Things start off with actor-turned-director Allison (Aubrey Plaza) arrives at the gates of the lakeside property, hoping to for some kind of creative rejuvenation. Though whatever intent she had to relax is quickly derailed by the couple hosting her. Meeting Allison at the gate, Gabe (Christopher Abbott) tries making smalltalk, telling her of some sketched out plans to make the cabin into a creative haven for artists and filmmakers. He also does his best to get to know his guest, the the effort are quickly shot down with a reflexive kind of self-deprecating defensiveness. It’s a technique that Plaza has routinely employed in her prior work, but never with this kind nuanced insecurity.

As Allison tries to keep her hosts at an arms length, the tension between all three of them starts to mount. Gabe is clearly worried about his wife, Blair (Sarah Gadon), due to her pregnancy. What starts out as marginal bickering quickly escalates over an argument over how her drinking wine with dinner, then carries over into Gabe’s extended rant about the erosion of traditional gender roles causing the downfall of society on a whole. Sure it’s chauvinistic (and also wrong), but Gabe continues to rationalize it through his Sensitive Guy persona.

Thanks to more wine and more weed, what started as an already-uncomfortable moonlit dinner only gets worse from here, as Gabe and Blair continue to air their dirty laundry. In a desperate attempt to reset the conversation and ease tensions, Allison apologizes for her snide remarks while peeling back some layers she’s built up around her own vulnerability. In doing so, Blair assumes she’s simply trying to placate Gabe, which naturally brings out accusations of infidelity.

Never shying away from its relentless pacing, the story appears to reach an unresolvable climax before taking a dramatic right turn. The characters stay the same, at least by name, as does the setting in the cabin. However, the circumstances and the power dynamics shift, some dramatically, and what had felt like Knife in the Water-era Polanski abruptly collides with Adaptation-era Kaufman.

Suddenly, the cabin is now an actual film set, and the hub of creativity that it was previously envisioned as, with Gabe as the director with a penchant for psychological mind games against his lead actor, Allison. While Plaza played the character with a flawed, cunning restraint, she absolutely indulges her bourbon-fueled impulses throughout the second half.

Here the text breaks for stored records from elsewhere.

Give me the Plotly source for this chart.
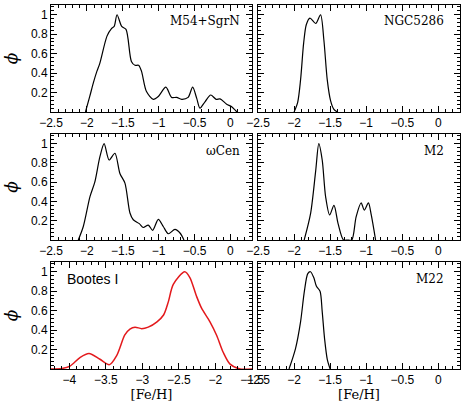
import plotly.graph_objects as go

# ---------------- data ----------------
m54_feh = [-2.02, -1.96, -1.91, -1.86, -1.82, -1.72, -1.655, -1.62, -1.58, -1.515, -1.455, -1.38, -1.33,
           -1.28, -1.24, -1.17, -1.075, -1.005, -0.90, -0.82, -0.75, -0.68, -0.59, -0.527, -0.47, -0.425,
           -0.355, -0.275, -0.20, -0.145, -0.053, 0.017, 0.09]
m54_phi = [0, 0.16, 0.30, 0.42, 0.50, 0.78, 0.86, 0.88, 1.0, 0.88, 0.85, 0.52, 0.48,
           0.48, 0.42, 0.21, 0.13, 0.16, 0.255, 0.15, 0.15, 0.13, 0.15, 0.255, 0.14, 0.04,
           0.105, 0.175, 0.13, 0.135, 0.08, 0.055, 0.0]

ngc5286_feh = [-2.0, -1.95, -1.91, -1.867, -1.83, -1.78, -1.70, -1.633, -1.587, -1.54, -1.495, -1.45, -1.40]
ngc5286_phi = [0, 0.10, 0.33, 0.71, 0.90, 0.965, 0.91, 1.0, 0.74, 0.33, 0.12, 0.03, 0]

omega_feh = [-2.12, -2.05, -1.957, -1.89, -1.82, -1.76, -1.69, -1.61, -1.54, -1.47, -1.40, -1.354, -1.27,
             -1.214, -1.145, -1.084, -1.005, -0.936, -0.866, -0.773, -0.70, -0.648]
omega_phi = [0, 0.14, 0.45, 0.60, 0.86, 1.0, 0.83, 0.90, 0.69, 0.59, 0.28, 0.21, 0.17,
             0.13, 0.155, 0.10, 0.215, 0.14, 0.065, 0.11, 0.07, 0]

m2_feh = [-1.86, -1.77, -1.70, -1.657, -1.61, -1.563, -1.507, -1.447, -1.39, -1.315, -1.26, -1.20,
          -1.14, -1.07, -1.027, -0.97, -0.93, -0.87]
m2_phi = [0, 0.28, 0.72, 1.0, 0.83, 0.45, 0.26, 0.36, 0.17, 0, 0, 0,
          0.24, 0.385, 0.31, 0.385, 0.26, 0]

bootes_feh = [-4.25, -4.10, -3.99, -3.85, -3.73, -3.58, -3.45, -3.35, -3.24, -3.17, -3.10, -3.01, -2.92,
              -2.80, -2.71, -2.645, -2.577, -2.42, -2.35, -2.26, -2.19, -2.075, -1.983, -1.893, -1.80,
              -1.665, -1.5]
bootes_phi = [0, 0.005, 0.03, 0.12, 0.16, 0.10, 0.045, 0.14, 0.35, 0.41, 0.43, 0.415, 0.43,
              0.485, 0.555, 0.69, 0.87, 1.0, 0.94, 0.75, 0.625, 0.485, 0.345, 0.17, 0.05,
              0.0, 0.0]

m22_feh = [-2.07, -1.98, -1.91, -1.857, -1.81, -1.773, -1.727, -1.69, -1.64, -1.61, -1.577, -1.54, -1.50]
m22_phi = [0, 0.21, 0.485, 0.80, 0.98, 1.0, 0.94, 0.85, 0.80, 0.59, 0.31, 0.10, 0]

panel_names = ["M54+SgrN", "NGC5286", "\u03c9Cen", "M2", "Bootes I", "M22"]
x_ticks_gc = [-2.5, -2, -1.5, -1, -0.5, 0]
x_ticks_boo = [-4, -3.5, -3, -2.5, -2, -1.5]
y_ticks = [0.2, 0.4, 0.6, 0.8, 1]

# ---------------- figure ----------------
W, H = 469, 405
series = [
    (m54_feh, m54_phi, "black"),
    (ngc5286_feh, ngc5286_phi, "black"),
    (omega_feh, omega_phi, "black"),
    (m2_feh, m2_phi, "black"),
    (bootes_feh, bootes_phi, "#e3191c"),
    (m22_feh, m22_phi, "black"),
]

xdom_left = [51 / W, 252 / W]
xdom_right = [258 / W, 460 / W]
ydoms = [[(H - 112) / H, (H - 5) / H], [(H - 240) / H, (H - 134) / H], [(H - 369) / H, (H - 262) / H]]

tickstyle = dict(ticks="inside", ticklen=6, tickwidth=1, tickcolor="black",
                 showgrid=False, zeroline=False, automargin=False)
xminor = dict(ticks="inside", ticklen=3, tickwidth=1, tickcolor="black", tick0=0, dtick=0.1, showgrid=False)
yminor = dict(ticks="inside", ticklen=3, tickwidth=1, tickcolor="black", tick0=0, dtick=0.04, showgrid=False)
tickfont = dict(family="Liberation Sans", size=12, color="black")

fig = go.Figure()
layout = {}
for i, (xs, ys, col) in enumerate(series):
    k = i + 1
    xa = "x" if k == 1 else f"x{k}"
    ya = "y" if k == 1 else f"y{k}"
    fig.add_trace(go.Scatter(x=xs, y=ys, mode="lines", xaxis=xa, yaxis=ya,
                             line=dict(color=col, width=1.5 if col != "black" else 1.2,
                                       shape="spline", smoothing=0.8),
                             showlegend=False, hoverinfo="skip"))
    row, colidx = divmod(i, 2)
    is_boo = (i == 4)
    xrange = [-4.25, -1.5] if is_boo else [-2.5, 0.3]
    xt = x_ticks_boo if is_boo else x_ticks_gc
    xkey = "xaxis" if k == 1 else f"xaxis{k}"
    ykey = "yaxis" if k == 1 else f"yaxis{k}"
    xaxis = dict(tickstyle, showline=True, linecolor="black", linewidth=1, mirror=True,
                 domain=xdom_left if colidx == 0 else xdom_right, range=xrange,
                 anchor=ya, tickvals=xt, minor=xminor, tickfont=tickfont)
    if row == 2:
        xaxis["title"] = dict(text="[Fe/H]", standoff=3,
                              font=dict(family="DejaVu Serif", size=13, color="black"))
    yaxis = dict(tickstyle, showline=True, linecolor="black", linewidth=1, mirror=True,
                 domain=ydoms[row], range=[0, 1.1], anchor=xa, tickvals=y_ticks,
                 showticklabels=(colidx == 0), minor=yminor, tickfont=tickfont)
    if colidx == 0:
        yaxis["title"] = dict(text="<i>\u03d5</i>", standoff=8,
                              font=dict(family="DejaVu Serif", size=17, color="black"))
    layout[xkey] = xaxis
    layout[ykey] = yaxis

    # tick marks on the top and right frame edges
    kt = k + 6
    kr = k + 12
    layout[f"xaxis{kt}"] = dict(tickstyle, overlaying=xa, side="top", anchor=ya, range=xrange,
                                tickvals=xt, showticklabels=False, showline=False, minor=xminor)
    layout[f"yaxis{kr}"] = dict(tickstyle, overlaying=ya, side="right", anchor=xa, range=[0, 1.1],
                                tickvals=y_ticks, showticklabels=False, showline=False, minor=yminor)
    fig.add_trace(go.Scatter(x=[], y=[], xaxis=f"x{kt}", yaxis=ya, showlegend=False, hoverinfo="skip"))
    fig.add_trace(go.Scatter(x=[], y=[], xaxis=xa, yaxis=f"y{kr}", showlegend=False, hoverinfo="skip"))

fig.update_layout(**layout)

# panel labels
ann = []
label_pos = [
    (0.95, 0.85, "right", "DejaVu Serif", 12),
    (0.93, 0.85, "right", "DejaVu Serif", 12),
    (0.95, 0.84, "right", "DejaVu Serif", 12),
    (0.93, 0.84, "right", "DejaVu Serif", 12),
    (0.07, 0.84, "left", "Liberation Sans", 14),
    (0.93, 0.84, "right", "DejaVu Serif", 12),
]
for i, name in enumerate(panel_names):
    k = i + 1
    xa = "x" if k == 1 else f"x{k}"
    ya = "y" if k == 1 else f"y{k}"
    px, py, anc, fam, sz = label_pos[i]
    ann.append(dict(text=name, x=px, y=py, xref=f"{xa} domain", yref=f"{ya} domain",
                    xanchor=anc, yanchor="middle", showarrow=False,
                    font=dict(family=fam, size=sz, color="black")))

fig.update_layout(annotations=ann, width=W, height=H, template="none",
                  margin=dict(l=0, r=0, t=0, b=0, autoexpand=False),
                  paper_bgcolor="white", plot_bgcolor="white",
                  font=dict(family="Liberation Sans", color="black"))

fig.write_html("out.html", config={"displayModeBar": False},
               post_script="document.body.style.margin='0px';")
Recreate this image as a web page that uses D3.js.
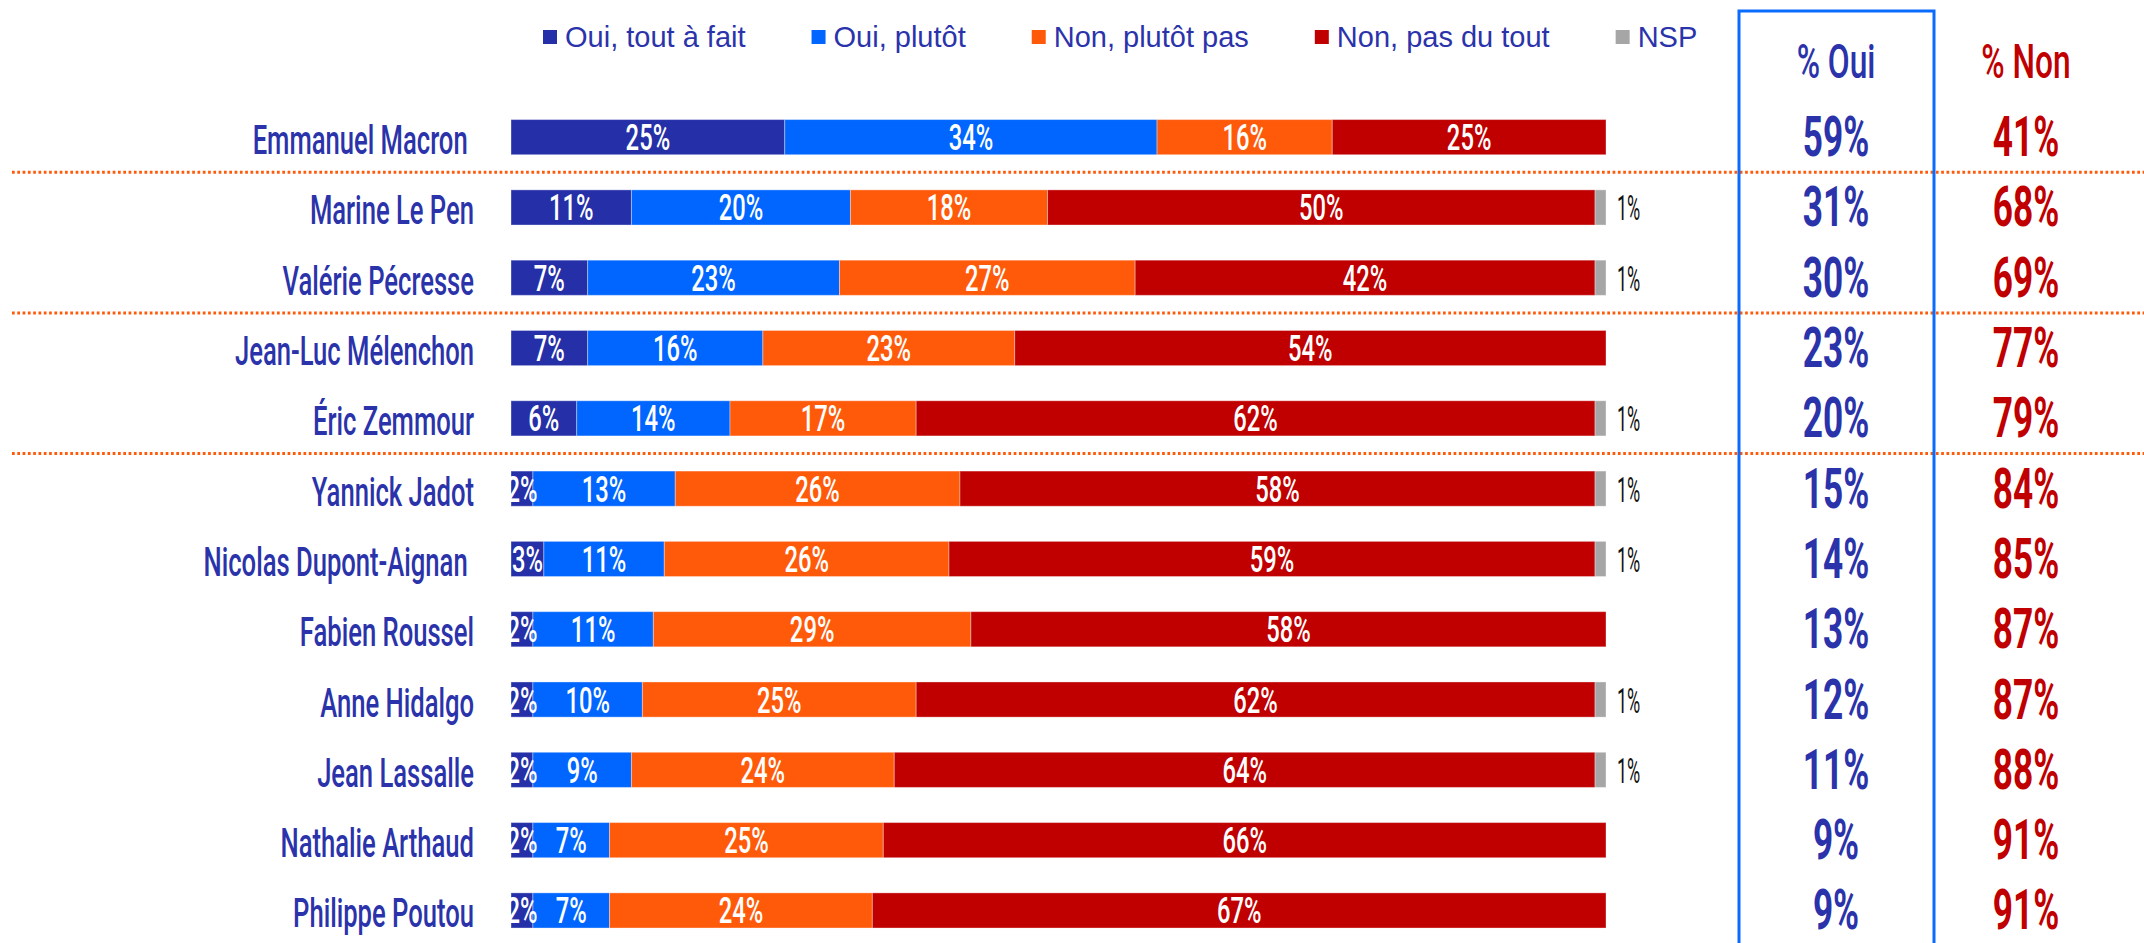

Similarly, the subtle deviance of Gabe and Blair, which previously played out as part of some psychosexual routine, becomes an secretive ploy to extract the most realistic performance — regardless of its emotional toll.

Exactly how these two halves relate is never explicitly spelled out, instead inviting what could a number of ways to dissect how Black Bear frames the enduring, and often troubling, relationship between creativity, power, and insecurity. Despite its daring lack of convention, Black Bear is told with resounding confidence, cemented largely in Plaza’s equally unrelenting performance. It’s not exactly the easiest watch, but it’s the rare kind of film that invites repeat viewings, inviting reinterpretations, as well as what audiences may continue to take away from it.

Black Bear is currently available on VOD.